2.  TIME SAVER – If we all go together on a jog or a bike ride, it takes about 45 minutes to an hour.  That’s a lot less time than it would take for us to take turns watching C while the other parent drove to the gym and rushed through a workout.  Not only will working out together prove to be a timesaver, but it will also free up more time in the evening for family time.

3.  GOOD ROLE MODELS – Kids by nature are active and into everything.  But older children can be tempted to get lazy and stay inside just like adults, especially if they see mom and dad laying around on the couch.  How can you expect your child to adopt a healthy, active lifestyle – practice what you preach, and let them SEE you doing it!
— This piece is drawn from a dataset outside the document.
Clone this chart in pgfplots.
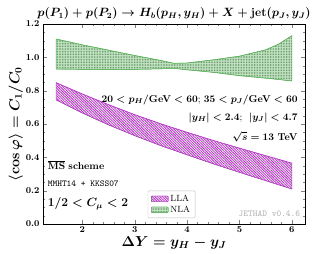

4.  IT’S GOOD FOR YOU – The benefits of consistent, regular physical activity are certainly no secret.  Active people are healthier and happier than their couch-potato counterparts.

5.  IT’S GOOD FOR EVERYONE – Exercise is not just good for adults.  According to the CDC, children over the age of 6 should participate in at least 60 minutes of physical activity every day.

Regardless of how you squeeze it into your routine, you are doing your family a big favor when you make time to enjoy the outdoors together, by setting your child up for a lifetime of healthy living and appreciation of the natural world.  What are some ways that you teach your kids the value of getting off the couch?